Available light and fresh out of the oven...

Pepperoni and mushrooms under the mozzarella cheese and thinly sliced honey maple ham on top....

And yes, I like that little bit of char on the ends of the ham 







Cheers, Don


----------



## shefjr (Jan 19, 2013)

Looks tasty Don. I have a roast in a cast iron skillet right now that is making the house smell great.
The only thing I don't like about cast iron is cleaning it. I wish I could just throw it in the dish washer but, as you know once it's seasoned no soaps are allowed.


----------



## Ron Evers (Jan 19, 2013)

We have a lot of natural cast iron cookware but in the last few years I only use the skillets to make cornbread.  

We prefer our pizza well done as well but all under the cheese.  

BTW Don, I have joined you in owning Olympus.


----------



## Don Kondra (Jan 19, 2013)

shefjr said:


> Looks tasty Don. I have a roast in a cast iron skillet right now that is making the house smell great.
> The only thing I don't like about cast iron is cleaning it. I wish I could just throw it in the dish washer but, as you know once it's seasoned no soaps are allowed.



Ah, but the flavor is worth the hassle.  Tonights supper is going to be a beef rib eye seared in a cast iron pan on the stove and finished in the oven  

A quick soak in hot water, little scrub, dry and it's good to go again..

This pizza pan is a Lagostina and the top seems to have some sort of coating on it, clean up is a breeze but it doesn't exactly fit in the sink, he, he...



Ron Evers said:


> We have a lot of natural cast iron cookware but in the last few years I only use the skillets to make cornbread.
> 
> We prefer our pizza well done as well but all under the cheese.
> 
> BTW Don, I have joined you in owning Olympus.
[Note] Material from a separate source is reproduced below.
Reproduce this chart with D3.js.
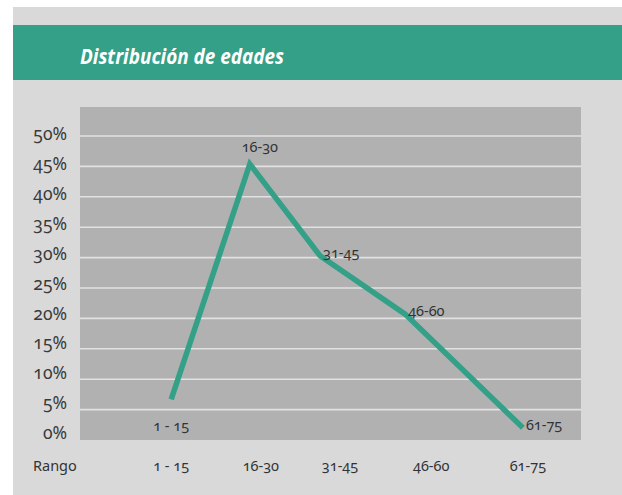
<!DOCTYPE html>
<html>
<head>
<meta charset="utf-8">
<script src="https://cdn.jsdelivr.net/npm/d3@7"></script>
<style>
  body { margin: 0; background: #fff; }
  svg text { font-family: "Noto Sans", "Open Sans", sans-serif; font-variant-numeric: oldstyle-nums; }
</style>
</head>
<body>
<div id="chart"></div>
<script>
// Distribución de edades

var ranges = ["1 - 15", "16-30", "31-45", "46-60", "61-75"]
var values = [6.7, 45.4, 30.3, 20.7, 2.0]
// horizontal place of each point and of each column label (0-100 along the plot)
var pointPos = [18.2, 33.9, 47.9, 64.9, 88.4]
var columnPos = [18.2, 36.1, 51.9, 70.1, 89.4]
var labelSide = ["below", "above", "right", "right", "right"]
var yTicks = [0, 5, 10, 15, 20, 25, 30, 35, 40, 45, 50]

var width = 622, height = 495
var plot = {left: 80, right: 581, top: 107, bottom: 440}

var x = d3.scaleLinear()
    .domain([0, 100])
    .range([plot.left, plot.right])

var y = d3.scaleLinear()
    .domain([0, 50])
    .range([plot.bottom, 136])

// tick labels sit a little above their grid lines
var yLabel = d3.scaleLinear()
    .domain([0, 50])
    .range([433, 134])

const svg = d3.select('#chart')
  .append('svg')
    .attr('width', width)
    .attr('height', height)

svg.append('rect')
    .attr('x', 13).attr('y', 7)
    .attr('width', width - 13).attr('height', height - 7)
    .attr('fill', '#d9d9d9')

svg.append('rect')
    .attr('x', 13).attr('y', 25)
    .attr('width', width - 13).attr('height', 55)
    .attr('fill', '#33a087')

svg.append('text')
    .attr('x', 80).attr('y', 64)
    .attr('fill', '#fff')
    .attr('font-size', 20.5)
    .attr('font-weight', 'bold')
    .attr('font-style', 'italic')
    .attr('textLength', 204)
    .attr('lengthAdjust', 'spacingAndGlyphs')
    .style('font-family', '"Open Sans", sans-serif')
    .text('Distribución de edades')

svg.append('rect')
    .attr('x', plot.left).attr('y', plot.top)
    .attr('width', plot.right - plot.left).attr('height', plot.bottom - plot.top)
    .attr('fill', '#b1b1b1')

svg.append('g')
  .selectAll('line')
  .data(yTicks.filter(d => d > 0))
  .join('line')
    .attr('x1', plot.left).attr('x2', plot.right)
    .attr('y1', d => y(d)).attr('y2', d => y(d))
    .attr('stroke', '#e2e2e2')
    .attr('stroke-width', 1.6)

svg.append('g')
  .selectAll('text')
  .data(yTicks)
  .join('text')
    .attr('x', 67)
    .attr('y', d => yLabel(d))
    .attr('dy', '0.35em')
    .attr('text-anchor', 'end')
    .attr('font-size', 17.5)
    .attr('fill', '#3a3a3a')
    .text(d => d + '%')

var line = d3.line()
    .x((d, i) => x(pointPos[i]))
    .y(d => y(d))

svg.append('path')
    .datum(values)
    .attr('d', line)
    .attr('fill', 'none')
    .attr('stroke', '#33a087')
    .attr('stroke-width', 5.5)
    .attr('stroke-linejoin', 'miter')

svg.append('g')
  .selectAll('text')
  .data(values)
  .join('text')
    .attr('x', (d, i) => labelSide[i] == 'right' ? x(pointPos[i]) + 3 : x(pointPos[i]) + (labelSide[i] == 'above' ? 10 : 0))
    .attr('y', (d, i) => labelSide[i] == 'below' ? y(d) + 27 : labelSide[i] == 'above' ? y(d) - 17 : y(d) - 3)
    .attr('dy', '0.35em')
    .attr('text-anchor', (d, i) => labelSide[i] == 'right' ? 'start' : 'middle')
    .attr('font-size', 14.5)
    .attr('fill', '#333')
    .text((d, i) => ranges[i])

svg.append('text')
    .attr('x', 33).attr('y', 466)
    .attr('dy', '0.35em')
    .attr('font-size', 14.5)
    .attr('fill', '#333')
    .text('Rango')

svg.append('g')
  .selectAll('text')
  .data(ranges)
  .join('text')
    .attr('x', (d, i) => x(columnPos[i]))
    .attr('y', 466)
    .attr('dy', '0.35em')
    .attr('text-anchor', 'middle')
    .attr('font-size', 14.5)
    .attr('fill', '#333')
    .text(d => d)
</script>
</body>
</html>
How do you like the little guy Ron ?

I handled it in the store and came away with the E-5 

Cheers, Don


----------



## Ron Evers (Jan 20, 2013)

Don Kondra said:


> shefjr said:
> 
> 
> > Looks tasty Don. I have a roast in a cast iron skillet right now that is making the house smell great.
> ...



It was a real chalange for me to learn given it is menu driven, unlike the Panasonic cameras with the most used functions on buttons or dials.  I guess it is an Oly thing that previous Oly owners would be used to.  The 5 axis IBIS is a treat for using adapted lenses.


----------